=== Source code of charts ===
= = = = = = =

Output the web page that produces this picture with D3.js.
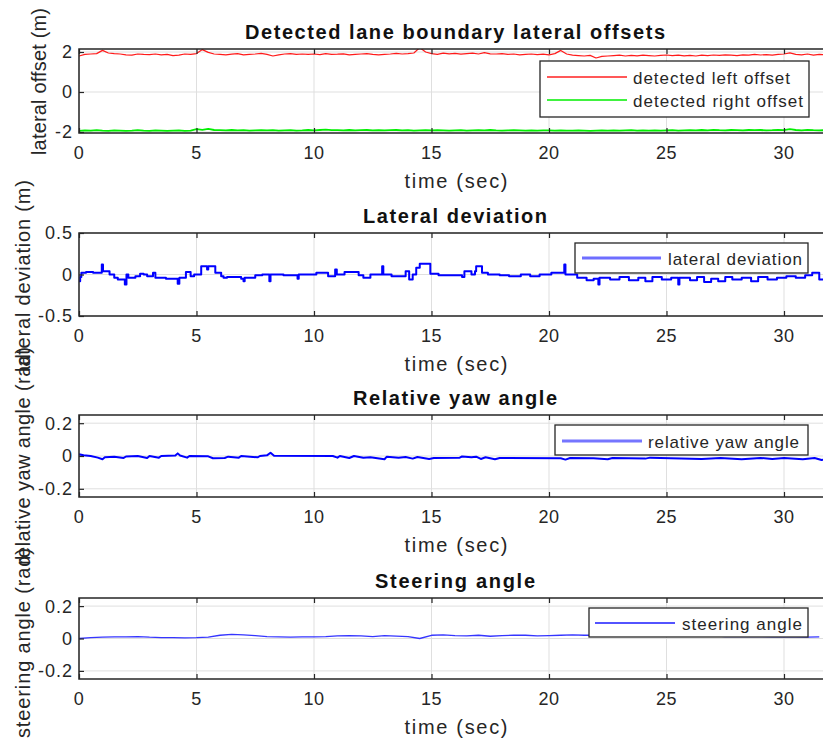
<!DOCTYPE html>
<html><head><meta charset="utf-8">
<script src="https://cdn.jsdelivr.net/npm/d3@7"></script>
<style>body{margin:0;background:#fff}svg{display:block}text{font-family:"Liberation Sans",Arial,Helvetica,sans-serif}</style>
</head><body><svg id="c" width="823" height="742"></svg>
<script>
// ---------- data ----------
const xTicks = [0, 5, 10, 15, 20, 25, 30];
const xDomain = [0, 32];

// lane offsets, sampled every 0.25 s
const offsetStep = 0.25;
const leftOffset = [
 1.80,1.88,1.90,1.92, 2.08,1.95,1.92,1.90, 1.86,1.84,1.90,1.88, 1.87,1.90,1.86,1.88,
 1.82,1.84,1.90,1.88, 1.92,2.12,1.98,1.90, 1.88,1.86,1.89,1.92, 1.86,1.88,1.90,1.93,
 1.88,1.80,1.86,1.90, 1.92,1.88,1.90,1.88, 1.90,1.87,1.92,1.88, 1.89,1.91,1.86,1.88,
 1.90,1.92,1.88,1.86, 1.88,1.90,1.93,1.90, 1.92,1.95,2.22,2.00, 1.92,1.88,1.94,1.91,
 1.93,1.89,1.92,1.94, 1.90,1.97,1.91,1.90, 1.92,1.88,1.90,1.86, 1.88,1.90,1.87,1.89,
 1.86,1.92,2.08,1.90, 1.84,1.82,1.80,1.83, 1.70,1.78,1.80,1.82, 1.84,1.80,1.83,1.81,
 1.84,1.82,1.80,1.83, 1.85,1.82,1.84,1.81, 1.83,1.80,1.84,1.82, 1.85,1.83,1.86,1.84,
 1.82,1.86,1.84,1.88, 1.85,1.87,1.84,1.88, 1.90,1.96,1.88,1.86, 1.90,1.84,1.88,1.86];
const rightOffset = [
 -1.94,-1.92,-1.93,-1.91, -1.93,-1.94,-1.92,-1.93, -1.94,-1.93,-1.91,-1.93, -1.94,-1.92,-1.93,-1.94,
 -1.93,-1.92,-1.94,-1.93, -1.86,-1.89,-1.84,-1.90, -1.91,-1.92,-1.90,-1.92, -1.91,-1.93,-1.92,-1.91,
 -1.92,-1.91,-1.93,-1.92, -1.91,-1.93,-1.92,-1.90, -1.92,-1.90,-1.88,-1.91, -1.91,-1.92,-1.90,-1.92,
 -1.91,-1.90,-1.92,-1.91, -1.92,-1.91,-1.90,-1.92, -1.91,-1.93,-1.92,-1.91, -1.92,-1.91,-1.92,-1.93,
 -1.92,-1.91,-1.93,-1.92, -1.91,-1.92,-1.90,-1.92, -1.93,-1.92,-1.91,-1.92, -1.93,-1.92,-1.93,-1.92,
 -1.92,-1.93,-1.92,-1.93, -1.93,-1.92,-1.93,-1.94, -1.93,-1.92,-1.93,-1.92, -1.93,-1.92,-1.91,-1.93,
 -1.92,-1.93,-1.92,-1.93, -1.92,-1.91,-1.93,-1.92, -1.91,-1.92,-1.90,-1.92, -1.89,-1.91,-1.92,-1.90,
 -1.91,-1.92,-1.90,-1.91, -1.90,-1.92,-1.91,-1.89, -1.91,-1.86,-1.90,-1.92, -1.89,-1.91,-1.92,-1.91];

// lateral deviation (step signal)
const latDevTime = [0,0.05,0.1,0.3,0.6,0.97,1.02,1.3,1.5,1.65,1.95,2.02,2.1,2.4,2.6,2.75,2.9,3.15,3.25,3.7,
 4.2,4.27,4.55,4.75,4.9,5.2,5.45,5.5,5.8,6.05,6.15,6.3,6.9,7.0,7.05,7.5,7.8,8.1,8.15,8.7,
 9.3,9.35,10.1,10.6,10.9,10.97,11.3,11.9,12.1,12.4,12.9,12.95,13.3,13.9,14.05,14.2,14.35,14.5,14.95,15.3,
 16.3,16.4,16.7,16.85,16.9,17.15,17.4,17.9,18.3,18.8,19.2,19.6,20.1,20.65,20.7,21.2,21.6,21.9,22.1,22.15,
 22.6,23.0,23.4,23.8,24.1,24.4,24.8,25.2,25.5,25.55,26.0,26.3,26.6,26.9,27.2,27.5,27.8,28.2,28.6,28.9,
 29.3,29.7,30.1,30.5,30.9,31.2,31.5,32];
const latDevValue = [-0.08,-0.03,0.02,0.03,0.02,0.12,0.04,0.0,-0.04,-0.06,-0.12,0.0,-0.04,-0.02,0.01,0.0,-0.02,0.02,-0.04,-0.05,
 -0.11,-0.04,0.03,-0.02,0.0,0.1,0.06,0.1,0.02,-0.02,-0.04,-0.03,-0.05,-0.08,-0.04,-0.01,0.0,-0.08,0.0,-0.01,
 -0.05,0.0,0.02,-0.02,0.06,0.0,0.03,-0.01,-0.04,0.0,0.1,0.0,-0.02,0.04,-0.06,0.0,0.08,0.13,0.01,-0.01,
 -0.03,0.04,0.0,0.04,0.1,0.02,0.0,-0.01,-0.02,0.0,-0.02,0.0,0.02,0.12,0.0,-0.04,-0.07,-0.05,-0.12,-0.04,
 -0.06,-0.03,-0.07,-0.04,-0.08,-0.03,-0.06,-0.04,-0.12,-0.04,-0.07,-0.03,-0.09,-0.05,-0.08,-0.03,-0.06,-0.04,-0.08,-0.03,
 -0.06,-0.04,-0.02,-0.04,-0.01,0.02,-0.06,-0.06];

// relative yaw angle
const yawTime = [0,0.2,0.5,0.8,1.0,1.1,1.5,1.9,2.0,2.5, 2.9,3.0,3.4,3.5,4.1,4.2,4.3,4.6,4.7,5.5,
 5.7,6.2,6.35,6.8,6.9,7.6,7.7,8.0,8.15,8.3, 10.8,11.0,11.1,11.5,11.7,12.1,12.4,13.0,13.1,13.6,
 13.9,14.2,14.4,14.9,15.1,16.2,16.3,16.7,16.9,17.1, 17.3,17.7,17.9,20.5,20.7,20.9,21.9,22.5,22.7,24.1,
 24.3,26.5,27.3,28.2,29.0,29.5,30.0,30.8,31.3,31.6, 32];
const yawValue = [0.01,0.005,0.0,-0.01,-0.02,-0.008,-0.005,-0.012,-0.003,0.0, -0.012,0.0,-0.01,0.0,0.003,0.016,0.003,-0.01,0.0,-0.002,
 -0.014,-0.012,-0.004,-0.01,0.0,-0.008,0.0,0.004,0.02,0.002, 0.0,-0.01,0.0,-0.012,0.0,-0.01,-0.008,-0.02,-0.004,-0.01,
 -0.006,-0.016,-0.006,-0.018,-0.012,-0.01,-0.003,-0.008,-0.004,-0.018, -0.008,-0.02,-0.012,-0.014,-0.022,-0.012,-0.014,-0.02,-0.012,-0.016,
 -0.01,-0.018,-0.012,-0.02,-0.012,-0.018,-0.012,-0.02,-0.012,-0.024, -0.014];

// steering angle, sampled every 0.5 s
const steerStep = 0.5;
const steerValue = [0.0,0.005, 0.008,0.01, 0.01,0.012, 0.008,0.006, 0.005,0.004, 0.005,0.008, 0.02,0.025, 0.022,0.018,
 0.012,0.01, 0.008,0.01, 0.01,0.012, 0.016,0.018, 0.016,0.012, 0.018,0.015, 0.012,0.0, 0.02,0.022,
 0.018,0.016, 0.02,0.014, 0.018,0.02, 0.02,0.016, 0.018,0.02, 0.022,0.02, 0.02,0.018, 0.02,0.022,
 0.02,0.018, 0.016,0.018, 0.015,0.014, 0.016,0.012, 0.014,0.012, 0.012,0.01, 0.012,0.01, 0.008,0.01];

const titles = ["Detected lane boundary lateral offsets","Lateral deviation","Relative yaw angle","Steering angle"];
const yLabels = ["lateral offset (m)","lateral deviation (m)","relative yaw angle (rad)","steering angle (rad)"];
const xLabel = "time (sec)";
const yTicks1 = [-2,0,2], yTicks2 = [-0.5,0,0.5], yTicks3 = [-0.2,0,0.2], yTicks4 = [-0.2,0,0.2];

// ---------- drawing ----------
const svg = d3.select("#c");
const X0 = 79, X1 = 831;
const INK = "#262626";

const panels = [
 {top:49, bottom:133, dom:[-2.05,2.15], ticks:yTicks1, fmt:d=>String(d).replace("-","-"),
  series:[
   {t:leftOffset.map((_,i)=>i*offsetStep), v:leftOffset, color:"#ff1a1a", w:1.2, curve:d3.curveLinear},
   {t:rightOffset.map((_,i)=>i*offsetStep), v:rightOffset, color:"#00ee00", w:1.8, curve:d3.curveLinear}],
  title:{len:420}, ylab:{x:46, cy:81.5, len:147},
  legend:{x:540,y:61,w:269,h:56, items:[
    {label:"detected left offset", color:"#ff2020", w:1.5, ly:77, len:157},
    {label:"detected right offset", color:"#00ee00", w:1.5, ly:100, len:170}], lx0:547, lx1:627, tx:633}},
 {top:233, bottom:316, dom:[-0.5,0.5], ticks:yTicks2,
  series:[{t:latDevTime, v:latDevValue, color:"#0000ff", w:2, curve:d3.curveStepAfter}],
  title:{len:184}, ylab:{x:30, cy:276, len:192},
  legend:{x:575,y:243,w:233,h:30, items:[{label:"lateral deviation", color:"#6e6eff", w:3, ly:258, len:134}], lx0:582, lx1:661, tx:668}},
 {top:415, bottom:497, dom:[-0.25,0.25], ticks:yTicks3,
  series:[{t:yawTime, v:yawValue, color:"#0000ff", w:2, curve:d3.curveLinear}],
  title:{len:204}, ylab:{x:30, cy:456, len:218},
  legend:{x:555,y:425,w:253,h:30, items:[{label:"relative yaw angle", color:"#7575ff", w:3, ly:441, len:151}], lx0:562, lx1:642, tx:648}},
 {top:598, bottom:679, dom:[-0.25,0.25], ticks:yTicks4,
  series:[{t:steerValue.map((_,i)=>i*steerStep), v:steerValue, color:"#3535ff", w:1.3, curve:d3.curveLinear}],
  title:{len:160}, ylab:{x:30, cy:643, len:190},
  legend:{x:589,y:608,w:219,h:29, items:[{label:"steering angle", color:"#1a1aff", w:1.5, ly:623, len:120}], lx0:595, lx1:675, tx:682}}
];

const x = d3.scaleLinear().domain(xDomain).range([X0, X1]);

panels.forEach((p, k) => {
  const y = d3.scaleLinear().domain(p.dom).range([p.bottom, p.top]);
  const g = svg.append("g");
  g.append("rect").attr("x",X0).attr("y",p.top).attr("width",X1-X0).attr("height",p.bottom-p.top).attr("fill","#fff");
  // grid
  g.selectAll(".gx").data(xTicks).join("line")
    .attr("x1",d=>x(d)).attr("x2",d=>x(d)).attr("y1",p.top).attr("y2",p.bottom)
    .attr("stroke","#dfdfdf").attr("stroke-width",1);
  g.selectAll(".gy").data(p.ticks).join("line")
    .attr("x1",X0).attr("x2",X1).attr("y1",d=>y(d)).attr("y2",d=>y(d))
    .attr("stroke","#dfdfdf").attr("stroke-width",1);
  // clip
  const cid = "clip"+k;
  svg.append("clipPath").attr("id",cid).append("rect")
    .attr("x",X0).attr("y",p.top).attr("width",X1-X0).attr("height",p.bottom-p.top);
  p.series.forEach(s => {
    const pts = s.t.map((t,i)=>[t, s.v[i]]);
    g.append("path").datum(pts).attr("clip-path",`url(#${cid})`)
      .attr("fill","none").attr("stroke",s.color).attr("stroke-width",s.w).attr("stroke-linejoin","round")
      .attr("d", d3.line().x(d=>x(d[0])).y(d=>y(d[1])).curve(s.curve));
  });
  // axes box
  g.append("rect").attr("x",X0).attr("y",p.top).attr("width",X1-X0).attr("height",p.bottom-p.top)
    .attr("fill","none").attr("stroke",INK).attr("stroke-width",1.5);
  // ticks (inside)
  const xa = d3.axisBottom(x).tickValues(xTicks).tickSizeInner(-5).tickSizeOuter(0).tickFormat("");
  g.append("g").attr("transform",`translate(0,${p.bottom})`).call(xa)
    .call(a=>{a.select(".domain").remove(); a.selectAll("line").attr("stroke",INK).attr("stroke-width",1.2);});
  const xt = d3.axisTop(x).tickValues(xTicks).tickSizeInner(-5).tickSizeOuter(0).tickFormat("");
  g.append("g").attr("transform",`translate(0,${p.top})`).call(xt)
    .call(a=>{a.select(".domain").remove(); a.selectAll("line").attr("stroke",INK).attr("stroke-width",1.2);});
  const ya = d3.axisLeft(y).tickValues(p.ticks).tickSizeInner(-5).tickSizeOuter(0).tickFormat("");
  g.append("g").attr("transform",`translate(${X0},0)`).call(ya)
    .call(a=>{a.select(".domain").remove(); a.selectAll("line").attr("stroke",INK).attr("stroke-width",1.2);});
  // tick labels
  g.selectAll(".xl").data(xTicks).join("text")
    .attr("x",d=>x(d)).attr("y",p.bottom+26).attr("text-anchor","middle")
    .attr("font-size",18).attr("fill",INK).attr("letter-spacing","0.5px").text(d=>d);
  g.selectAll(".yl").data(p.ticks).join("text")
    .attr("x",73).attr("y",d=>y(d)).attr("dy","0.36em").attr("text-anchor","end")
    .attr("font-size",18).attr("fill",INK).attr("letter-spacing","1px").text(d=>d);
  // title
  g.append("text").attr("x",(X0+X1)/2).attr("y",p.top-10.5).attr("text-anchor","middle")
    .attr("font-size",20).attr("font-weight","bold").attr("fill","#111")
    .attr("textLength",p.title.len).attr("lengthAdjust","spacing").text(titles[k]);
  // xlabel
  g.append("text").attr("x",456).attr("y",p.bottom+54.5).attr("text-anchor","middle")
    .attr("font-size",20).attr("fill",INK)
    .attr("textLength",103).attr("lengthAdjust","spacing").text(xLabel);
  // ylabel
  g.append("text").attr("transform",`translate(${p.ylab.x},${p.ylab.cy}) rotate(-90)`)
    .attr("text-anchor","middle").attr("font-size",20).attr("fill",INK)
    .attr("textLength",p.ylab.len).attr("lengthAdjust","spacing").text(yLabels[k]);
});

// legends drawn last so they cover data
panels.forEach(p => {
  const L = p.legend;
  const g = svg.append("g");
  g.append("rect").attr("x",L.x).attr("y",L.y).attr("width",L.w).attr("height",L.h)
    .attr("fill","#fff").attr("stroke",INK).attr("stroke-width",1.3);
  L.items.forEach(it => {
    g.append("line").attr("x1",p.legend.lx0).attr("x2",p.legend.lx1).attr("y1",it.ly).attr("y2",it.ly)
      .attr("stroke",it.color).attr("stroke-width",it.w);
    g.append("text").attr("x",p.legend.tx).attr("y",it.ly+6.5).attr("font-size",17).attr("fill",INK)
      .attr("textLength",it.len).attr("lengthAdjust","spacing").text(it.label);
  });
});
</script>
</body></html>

= = = = = = =

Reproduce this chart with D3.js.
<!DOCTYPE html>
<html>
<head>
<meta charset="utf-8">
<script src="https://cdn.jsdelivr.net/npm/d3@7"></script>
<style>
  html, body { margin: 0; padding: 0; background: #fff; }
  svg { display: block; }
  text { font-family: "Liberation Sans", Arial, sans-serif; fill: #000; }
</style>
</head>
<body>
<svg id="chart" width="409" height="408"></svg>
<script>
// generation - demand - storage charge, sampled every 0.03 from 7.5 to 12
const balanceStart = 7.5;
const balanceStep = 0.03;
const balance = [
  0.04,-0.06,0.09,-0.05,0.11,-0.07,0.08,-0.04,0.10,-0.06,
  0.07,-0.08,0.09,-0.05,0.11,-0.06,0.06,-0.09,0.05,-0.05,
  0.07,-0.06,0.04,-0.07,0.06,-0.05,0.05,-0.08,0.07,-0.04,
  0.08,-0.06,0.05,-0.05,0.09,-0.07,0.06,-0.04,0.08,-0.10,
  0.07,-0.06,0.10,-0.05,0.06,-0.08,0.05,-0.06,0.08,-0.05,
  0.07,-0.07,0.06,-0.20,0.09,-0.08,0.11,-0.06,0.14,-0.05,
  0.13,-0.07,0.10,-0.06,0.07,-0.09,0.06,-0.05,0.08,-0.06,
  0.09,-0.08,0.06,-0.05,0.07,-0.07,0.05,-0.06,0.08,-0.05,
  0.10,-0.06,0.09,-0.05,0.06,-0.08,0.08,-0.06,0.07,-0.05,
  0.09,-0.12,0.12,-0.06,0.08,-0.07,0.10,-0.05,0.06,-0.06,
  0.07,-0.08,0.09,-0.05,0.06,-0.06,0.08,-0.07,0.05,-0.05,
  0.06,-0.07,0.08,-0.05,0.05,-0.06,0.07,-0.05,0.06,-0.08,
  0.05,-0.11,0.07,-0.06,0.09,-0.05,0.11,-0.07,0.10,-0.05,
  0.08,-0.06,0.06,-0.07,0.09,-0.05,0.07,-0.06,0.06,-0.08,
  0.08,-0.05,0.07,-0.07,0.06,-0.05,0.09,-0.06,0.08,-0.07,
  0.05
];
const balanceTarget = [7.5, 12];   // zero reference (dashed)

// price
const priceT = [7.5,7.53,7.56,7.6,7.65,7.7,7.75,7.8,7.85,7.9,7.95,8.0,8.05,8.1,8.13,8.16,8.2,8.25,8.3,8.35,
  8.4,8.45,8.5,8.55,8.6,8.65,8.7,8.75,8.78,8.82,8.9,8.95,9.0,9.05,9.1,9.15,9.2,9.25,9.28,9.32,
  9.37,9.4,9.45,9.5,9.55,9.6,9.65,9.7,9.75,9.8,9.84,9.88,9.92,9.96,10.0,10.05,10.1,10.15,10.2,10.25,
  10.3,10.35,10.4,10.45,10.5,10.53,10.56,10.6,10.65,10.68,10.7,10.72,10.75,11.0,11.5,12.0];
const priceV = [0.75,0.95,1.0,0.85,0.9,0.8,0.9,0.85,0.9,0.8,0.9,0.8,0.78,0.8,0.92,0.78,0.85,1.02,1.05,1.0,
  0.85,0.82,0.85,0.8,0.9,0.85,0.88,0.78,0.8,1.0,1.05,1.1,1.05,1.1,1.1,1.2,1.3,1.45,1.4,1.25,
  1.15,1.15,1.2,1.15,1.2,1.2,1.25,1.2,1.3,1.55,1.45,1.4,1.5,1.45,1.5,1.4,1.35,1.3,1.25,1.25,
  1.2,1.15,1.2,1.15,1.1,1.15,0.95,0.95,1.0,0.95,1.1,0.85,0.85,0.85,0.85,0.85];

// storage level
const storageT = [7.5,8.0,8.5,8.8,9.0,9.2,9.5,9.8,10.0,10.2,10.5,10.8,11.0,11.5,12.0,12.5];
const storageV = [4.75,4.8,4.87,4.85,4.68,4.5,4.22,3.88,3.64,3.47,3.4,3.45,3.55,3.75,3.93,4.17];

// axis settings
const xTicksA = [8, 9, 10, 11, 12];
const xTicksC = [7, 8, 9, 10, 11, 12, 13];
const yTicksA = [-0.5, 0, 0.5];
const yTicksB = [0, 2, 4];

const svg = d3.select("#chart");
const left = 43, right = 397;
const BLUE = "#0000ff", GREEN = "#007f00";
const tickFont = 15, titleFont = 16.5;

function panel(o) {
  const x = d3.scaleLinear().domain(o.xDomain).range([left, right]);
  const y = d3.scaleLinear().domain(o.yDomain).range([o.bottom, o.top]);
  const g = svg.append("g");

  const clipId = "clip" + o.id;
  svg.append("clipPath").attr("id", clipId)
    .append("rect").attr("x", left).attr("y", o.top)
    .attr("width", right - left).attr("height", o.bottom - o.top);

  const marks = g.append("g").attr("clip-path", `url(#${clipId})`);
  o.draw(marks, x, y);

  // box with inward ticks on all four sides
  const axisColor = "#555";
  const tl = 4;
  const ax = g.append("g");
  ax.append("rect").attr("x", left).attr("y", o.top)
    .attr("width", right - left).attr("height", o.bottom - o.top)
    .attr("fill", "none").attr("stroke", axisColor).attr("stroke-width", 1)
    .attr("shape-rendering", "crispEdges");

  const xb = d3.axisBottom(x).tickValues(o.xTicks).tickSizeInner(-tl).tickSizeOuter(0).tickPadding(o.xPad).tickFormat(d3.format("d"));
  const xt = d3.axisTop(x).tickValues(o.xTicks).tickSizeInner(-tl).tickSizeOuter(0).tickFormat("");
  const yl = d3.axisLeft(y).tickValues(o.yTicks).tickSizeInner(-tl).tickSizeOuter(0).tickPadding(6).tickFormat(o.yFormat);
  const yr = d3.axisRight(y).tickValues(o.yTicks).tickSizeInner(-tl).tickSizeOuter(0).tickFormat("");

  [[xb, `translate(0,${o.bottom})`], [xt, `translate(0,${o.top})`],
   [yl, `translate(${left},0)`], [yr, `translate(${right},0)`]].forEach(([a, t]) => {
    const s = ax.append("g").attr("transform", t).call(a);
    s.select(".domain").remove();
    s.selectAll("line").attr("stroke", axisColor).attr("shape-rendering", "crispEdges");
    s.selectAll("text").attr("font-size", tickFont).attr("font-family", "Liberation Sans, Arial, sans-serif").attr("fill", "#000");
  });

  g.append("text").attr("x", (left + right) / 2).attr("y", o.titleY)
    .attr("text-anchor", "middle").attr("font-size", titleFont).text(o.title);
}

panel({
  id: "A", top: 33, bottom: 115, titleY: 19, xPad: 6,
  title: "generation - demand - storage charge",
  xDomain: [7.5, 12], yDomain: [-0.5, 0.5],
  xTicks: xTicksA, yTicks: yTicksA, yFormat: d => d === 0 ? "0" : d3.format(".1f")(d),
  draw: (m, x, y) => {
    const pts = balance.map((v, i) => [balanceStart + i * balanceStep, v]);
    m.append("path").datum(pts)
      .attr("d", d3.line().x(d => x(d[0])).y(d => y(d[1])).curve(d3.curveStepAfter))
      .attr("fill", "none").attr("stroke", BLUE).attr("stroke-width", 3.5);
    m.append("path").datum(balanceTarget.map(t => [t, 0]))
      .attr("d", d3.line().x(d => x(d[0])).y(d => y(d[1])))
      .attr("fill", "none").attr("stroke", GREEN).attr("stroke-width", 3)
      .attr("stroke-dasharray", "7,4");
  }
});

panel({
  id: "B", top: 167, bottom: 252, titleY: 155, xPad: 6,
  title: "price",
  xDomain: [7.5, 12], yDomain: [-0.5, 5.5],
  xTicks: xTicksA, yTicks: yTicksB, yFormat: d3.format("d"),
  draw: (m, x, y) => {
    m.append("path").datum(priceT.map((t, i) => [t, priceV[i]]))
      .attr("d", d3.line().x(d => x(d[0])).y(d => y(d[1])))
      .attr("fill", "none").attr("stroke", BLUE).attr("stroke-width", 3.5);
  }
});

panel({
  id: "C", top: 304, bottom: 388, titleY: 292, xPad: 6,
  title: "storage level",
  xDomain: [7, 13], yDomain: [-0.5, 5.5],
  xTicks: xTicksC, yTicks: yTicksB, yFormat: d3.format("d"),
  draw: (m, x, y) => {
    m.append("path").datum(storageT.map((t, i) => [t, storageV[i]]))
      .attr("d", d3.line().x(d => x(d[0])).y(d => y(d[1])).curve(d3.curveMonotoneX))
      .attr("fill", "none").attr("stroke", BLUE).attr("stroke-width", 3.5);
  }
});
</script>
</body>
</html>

= = = = = = =

=== Task objective ===
Give only the lines from the one with "Output the web" to the one with "const xDomain = [0, 32];", both included, again and exactly; leave the images out.

=== Right answer ===
Output the web page that produces this picture with D3.js.
<!DOCTYPE html>
<html><head><meta charset="utf-8">
<script src="https://cdn.jsdelivr.net/npm/d3@7"></script>
<style>body{margin:0;background:#fff}svg{display:block}text{font-family:"Liberation Sans",Arial,Helvetica,sans-serif}</style>
</head><body><svg id="c" width="823" height="742"></svg>
<script>
// ---------- data ----------
const xTicks = [0, 5, 10, 15, 20, 25, 30];
const xDomain = [0, 32];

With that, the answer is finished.